The Philippines is mulling over importing as much as 450,000 metric tons (MT) of raw and refined sugar to further beef up its supply and temper retail prices.
Sugar Regulatory Administration (SRA) board member Pablo Azcona, who represents the sugarcane planters, said Wednesday the Palace has recommended the importation of 400,000 MT to 450,000 MT of sugar to ensure that the country will have a two-month buffer stock.
Azcona said the proposed importation program is still being finalized and that the SRA board is drafting its guidelines, which will be subjected to a consultation with stakeholders.
No less than President Marcos Jr. revealed the national government’s plan to maintain a two-month sugar buffer stock to manage price fluctuations.
Part of the import guidelines is the schedule of arrival and the specific markets that will be allowed to use the imported stocks.
“The proposed import volume will not all arrive at the same time.
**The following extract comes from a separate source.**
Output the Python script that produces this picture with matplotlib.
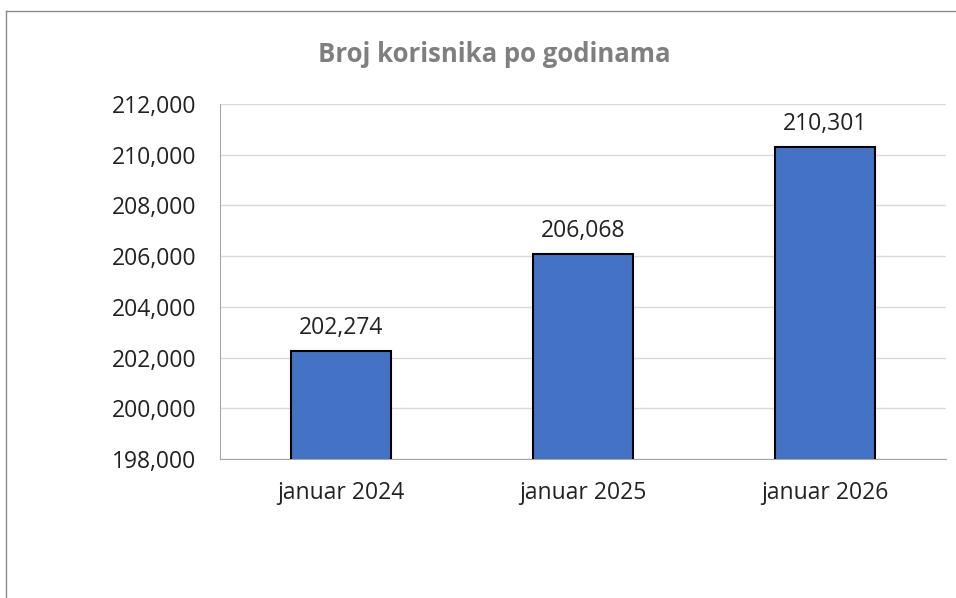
import matplotlib
matplotlib.use('Agg')
import matplotlib.pyplot as plt
from matplotlib.lines import Line2D
from matplotlib.ticker import FuncFormatter

plt.rcParams['font.family'] = ['Open Sans', 'DejaVu Sans']

# Data
categories = ['januar 2024', 'januar 2025', 'januar 2026']
users = [202274, 206068, 210301]
y_ticks = [198000, 200000, 202000, 204000, 206000, 208000, 210000, 212000]

fig = plt.figure(figsize=(9.56, 5.98), dpi=100)
ax = fig.add_axes([220 / 956, 1 - 459 / 598, 726 / 956, 355 / 598])

# Outer chart frame (left and top edges visible)
fig.add_artist(Line2D([6 / 956, 6 / 956], [0, 1 - 11 / 598],
                      transform=fig.transFigure, color='#8c8c8c', lw=1))
fig.add_artist(Line2D([6 / 956, 1], [1 - 11 / 598, 1 - 11 / 598],
                      transform=fig.transFigure, color='#8c8c8c', lw=1))

x = range(len(categories))
bars = ax.bar(x, users, width=0.41, color='#4472C4',
              edgecolor='black', linewidth=1.5, zorder=3)

# Value labels above bars
for rect, val in zip(bars, users):
    ax.annotate(f'{val:,}', (rect.get_x() + rect.get_width() / 2, val),
                xytext=(0, 8), textcoords='offset points',
                ha='center', va='bottom', fontsize=16.5, color='#222222')

ax.set_ylim(198000, 212000)
ax.set_xlim(-0.5, 2.5)
ax.set_yticks(y_ticks)
ax.yaxis.set_major_formatter(FuncFormatter(lambda v, p: f'{int(v):,}'))
ax.set_xticks(list(x))
ax.set_xticklabels(categories)

ax.grid(axis='y', color='#d9d9d9', lw=1, zorder=0)
ax.tick_params(axis='both', length=0, labelsize=16.5, colors='#222222')
ax.tick_params(axis='y', pad=17)
ax.tick_params(axis='x', pad=16)

for side in ['top', 'right']:
    ax.spines[side].set_visible(False)
ax.spines['left'].set_color('#a6a6a6')
ax.spines['bottom'].set_color('#a6a6a6')

fig.text(494 / 956, 1 - 55 / 598, 'Broj korisnika po godinama',
         ha='center', va='center', fontsize=18.5, fontweight='bold',
         color='#7f7f7f')

fig.savefig('out.png', dpi=100, facecolor='white')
We are at the peak of the milling season and part of the SRA’s job is to determine how much volume will be introduced to the local market and when,” Azcona told reporters in an interview.
Talks on a new sugar import program started in December as the SRA has been monitoring the country’s sugar supply and price situation.
“It was a joint recommendation [between the SRA and the Palace],” he said.
“The instruction of the [Department of Agriculture], maybe from Malacañang as well, is that they want the volume of sugar to arrive as soon as we can. Maybe in the first quarter or April, depending on shipping delays.”
Azcona said the bulk of the imported sugar would be refined while part of the volume would constitute raw sugar since some refiners have requested to be allowed to import raw stocks.
“There are recommendations to import from the refiners group. They are requesting to import but for arrival later this year. A little bit of raw sugar so that they can start their refineries early,” he said.
Despite the recommendation to import sugar, Azcona said he still does not believe that the country is suffering from a “physical shortage” of the sweetener.
“This importation program is normal. Every year, for the last 30 years, we usually import after our sugarcane harvest. There is always a shortfall that is needed to be filled until the next harvest, which is usually from June to October. That is the vacuum for our local production.”
Azcona noted that the proposed import program is intended for consumers and industrial users. He said the SRA is still awaiting instructions regarding the intended market of the imported sugar.
“So far, what we are hearing is that the importation will be open to everybody. The industrials will not have specific volumes. They can apply or course it through the traders,” he said.
Azcona said the estimated landed cost of imported sugar ranges from P70 to P80 per kilogram.
Despite the SRA’s previous import program, of which half of the 150,000 MT was allocated for the retail market, it failed to make a dent in the prevailing prices of refined sugar, which remained above P100 per kg.